Friday, January 15, 2010

Accent-uate The Positive

For Virginia politicians, is a Southern accent a bad thing?
By James Hohmann
Washington Post Staff Writer
Friday, January 15, 2010


Stand-up comedian (and Georgia Tech Electrical Engineering graduate) Jeff Foxworthy once said that as soon as people hear a southern accent, they spot you ten IQ points. James Hohmann figures that the voters of Virginia do also. He points out that the last three governors elected were the candidates with the least drawl in their 'y'all'.
Virginia's incoming governor, Robert F. McDonnell (R), has little in common with his two Democratic predecessors, but like Timothy M. Kaine and Mark Warner, he heads to the Executive Mansion sounding more like a Yankee than his recent opponent -- a seemingly trivial fact that might reveal an evolving pattern in Virginia politics:

Can a decidedly Southern way of speaking create a handicap for candidates trying to win a statewide office?
And he finds evidence for the Foxworthy anecdote:
But several studies indicate that some people -- including Southerners -- stereotype speakers with Southern accents as honest and reliable but not too smart. And the accent can seem off-putting to some voters, including African Americans who voted in unusually high numbers in the 2008 presidential race.

"When white Southerners sound Southern, African Americans are viscerally suspicious of them, for obvious historical reasons," said Dennis R. Preston, an English professor at Oklahoma State University.
The article is clearly a spin-off of the Harry Reid 'Negro dialect' gaffe (a gaffe being a politician accidentally telling the truth) turned around to see if accents are a race neutral article of discrimination.

In another example of this trendlet, The Daily Howler asks if Harold Ford's southern roots are hurting his appeal as a reverse carpetbagger in New York:
Could Ford lose votes in the state of New York because of his intermittent accent? Presumably yes, he could. We say that because considerations of speech and accent have commonly been discussed with regard to recent American pols, with the steady suggestion that accent counts when it comes to getting votes. We may be wrong, but we think we’ve heard Chris Matthews suggest that Governor Haley Barbour (R-MS) might have trouble as a national candidate due to his very strong Deep South accent. (This topic is hard to search.) Meanwhile, pundits have often caught big national candidates affecting their accents to suit a region’s preferences.
All of this is an end run around discussing Barack Obama's Hawaiian-Kansan-Kenyan blaccent because the chattering classes have to have something to say whenever some racially tinged topic raises its head. It all seems kind of silly.
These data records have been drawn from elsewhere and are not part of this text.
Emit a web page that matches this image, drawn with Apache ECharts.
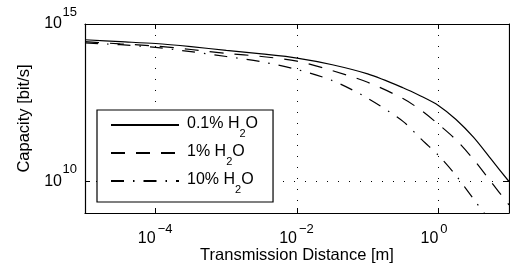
<!DOCTYPE html>
<html>
<head>
<meta charset="utf-8">
<title>Capacity vs transmission distance</title>
<script src="https://cdn.jsdelivr.net/npm/echarts@6/dist/echarts.min.js"></script>
<style>
  html, body { margin: 0; padding: 0; background: #fff; }
  #chart { width: 510px; height: 278px; }
</style>
</head>
<body>
<div id="chart"></div>
<script>
// transmission distance [m]
var distance = [1e-5, 3.16e-5, 1e-4, 3.16e-4, 1e-3, 3.16e-3, 1e-2, 3.16e-2, 1e-1, 3.16e-1, 0.562, 1, 1.78, 3.16, 5.62, 10];

// capacity [bit/s] for the three water vapour levels
var cap01 = [3.16e14, 2.75e14, 2.4e14, 1.91e14, 1.45e14, 1.12e14, 8.3e13, 5.1e13, 2.6e13, 9.5e12, 5.2e12, 2.6e12, 9.3e11, 2.5e11, 5.0e10, 1.0e10];
var cap1 = [2.75e14, 2.34e14, 2.0e14, 1.55e14, 1.17e14, 9.3e13, 6.6e13, 3.3e13, 1.41e13, 4.3e12, 1.86e12, 6.6e11, 2.1e11, 5.0e10, 9.5e9, 1.8e9];
var cap10 = [2.5e14, 2.2e14, 1.8e14, 1.32e14, 9.3e13, 6.3e13, 3.6e13, 1.6e13, 4.4e12, 8.1e11, 2.3e11, 6.8e10, 1.55e10, 2.75e9, 5.0e8, null];

var seriesNames = ['0.1%', '1%', '10%'];
var xTicks = [1e-4, 1e-2, 1];
var yTicks = [1e10, 1e15];

var FONT = 'Liberation Sans';

function pairs(ys) {
    var out = [];
    for (var i = 0; i < distance.length; i++) {
        out.push([distance[i], ys[i]]);
    }
    return out;
}

// tick labels are 10^n: the base and the exponent go on two stacked axes
function baseLabel() {
    return '10';
}
function expLabel(v) {
    var e = Math.round(Math.log10(v));
    return e < 0 ? '\u2212' + (-e) : '' + e;
}

var black = { color: '#000', width: 1.2 };
var dotted = { color: '#000', width: 1, type: [1, 10] };
var nameStyle = { fontSize: 16.5, fontFamily: FONT, color: '#000' };

// y max a hair above 1e15 so the 10^15 label is not dropped by rounding
var Y_MIN = 1e9, Y_MAX = 1.00001e15;

function logX(extra) {
    var a = {
        type: 'log', logBase: 10, min: 1e-5, max: 10,
        axisLine: { show: false, onZero: false, lineStyle: black },
        axisTick: { show: false },
        axisLabel: { show: false },
        minorTick: { show: false },
        splitLine: { show: false }
    };
    for (var k in extra) a[k] = extra[k];
    return a;
}
function logY(extra) {
    var a = {
        type: 'log', logBase: 10, min: Y_MIN, max: Y_MAX,
        axisLine: { show: false, onZero: false, lineStyle: black },
        axisTick: { show: false },
        axisLabel: { show: false },
        minorTick: { show: false },
        splitLine: { show: false }
    };
    for (var k in extra) a[k] = extra[k];
    return a;
}

var xAxes = [
    logX({
        position: 'bottom',
        axisLine: { show: true, onZero: false, lineStyle: black },
        axisTick: { show: true, inside: true, length: 5, customValues: xTicks, lineStyle: { color: '#000' } },
        axisLabel: { show: true, customValues: xTicks, formatter: baseLabel, align: 'right', margin: 18, fontSize: 16, fontFamily: FONT, color: '#000' },
        splitLine: { show: true, lineStyle: dotted },
        name: 'Transmission Distance [m]',
        nameLocation: 'middle',
        nameGap: 34,
        nameMoveOverlap: false,
        nameTextStyle: nameStyle
    }),
    logX({
        position: 'bottom',
        axisLabel: { show: true, customValues: xTicks, formatter: expLabel, align: 'left', padding: [0, 0, 0, 2], margin: 10, fontSize: 13, fontFamily: FONT, color: '#000' }
    }),
    logX({
        position: 'top',
        axisLine: { show: true, onZero: false, lineStyle: black },
        axisTick: { show: true, inside: true, length: 5, customValues: xTicks, lineStyle: { color: '#000' } }
    })
];

var yAxes = [
    logY({
        position: 'left',
        axisLine: { show: true, onZero: false, lineStyle: black },
        axisTick: { show: true, inside: true, length: 5, customValues: yTicks, lineStyle: { color: '#000' } },
        axisLabel: { show: true, customValues: yTicks, showMaxLabel: true, formatter: baseLabel, margin: 23, fontSize: 16, fontFamily: FONT, color: '#000' },
        splitLine: { show: true, lineStyle: dotted },
        name: 'Capacity [bit/s]',
        nameLocation: 'middle',
        nameGap: 52,
        nameMoveOverlap: false,
        nameTextStyle: nameStyle
    }),
    logY({
        position: 'left',
        axisLabel: { show: true, customValues: yTicks, showMaxLabel: true, formatter: expLabel, margin: 8, verticalAlign: 'bottom', lineHeight: 24, fontSize: 13, fontFamily: FONT, color: '#000' }
    }),
    logY({
        position: 'right',
        axisLine: { show: true, onZero: false, lineStyle: black },
        axisTick: { show: true, inside: true, length: 5, customValues: yTicks, lineStyle: { color: '#000' } }
    })
];

var lineTypes = ['solid', [14, 11], [13, 9, 1.5, 9]];
var capData = [cap01, cap1, cap10];

var series = [];
for (var k = 0; k < seriesNames.length; k++) {
    series.push({
        name: seriesNames[k],
        type: 'line',
        xAxisIndex: 0,
        yAxisIndex: 0,
        data: pairs(capData[k]),
        symbol: 'none',
        smooth: 0.3,
        clip: true,
        lineStyle: { color: '#000', width: 1.2, type: lineTypes[k] },
        itemStyle: { color: '#000' }
    });
}

var chart = echarts.init(document.getElementById('chart'), null, { renderer: 'canvas' });
chart.setOption({
    animation: false,
    backgroundColor: '#fff',
    grid: { left: 85, top: 20, width: 424, height: 193, containLabel: false },
    xAxis: xAxes,
    yAxis: yAxes,
    legend: {
        orient: 'vertical',
        left: 97,
        top: 110,
        itemWidth: 68,
        itemHeight: 14,
        itemGap: 5,
        padding: [6, 15, 7, 13],
        backgroundColor: '#fff',
        borderColor: '#000',
        borderWidth: 1.2,
        borderRadius: 0,
        selectedMode: false,
        itemStyle: { opacity: 0 },
        formatter: function (name) {
            return '{a|' + name + ' H}{s|2}{t|O}';
        },
        textStyle: {
            fontSize: 16,
            fontFamily: FONT,
            color: '#000',
            rich: {
                a: { fontSize: 16, fontFamily: FONT, color: '#000', lineHeight: 18, verticalAlign: 'top', padding: [0, 0, 0, 3] },
                t: { fontSize: 16, fontFamily: FONT, color: '#000', lineHeight: 18, verticalAlign: 'top' },
                s: { fontSize: 11, fontFamily: FONT, color: '#000', lineHeight: 11, verticalAlign: 'top', padding: [12, 0, 0, 0] }
            }
        },
        data: seriesNames
    },
    series: series
});
</script>
</body>
</html>
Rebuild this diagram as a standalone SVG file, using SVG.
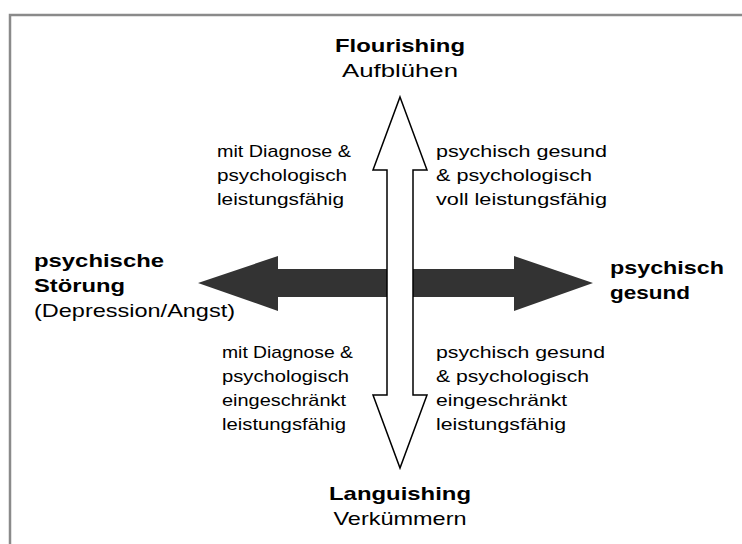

I can just imagine here on the eve of a three day weekend, Martin Luther King Jr. bellowing in his stentorian cadence: "I have a dream that my four little children will one day live in a nation where they will not be judged by the tone of their voice, but by the wisdom of their words."

1 comment:

  1. Normal adults tailor their speech as they mature, to lose mush-mouth, exaggerated accents,etc. Some deliberately cultivate an extreme or fake accent to curry favor. That's what I dislike as phony. A residual accent is nothing, to me. I don't know about the Governator, though. Is that real or did he retain it deliberately? Does he even know?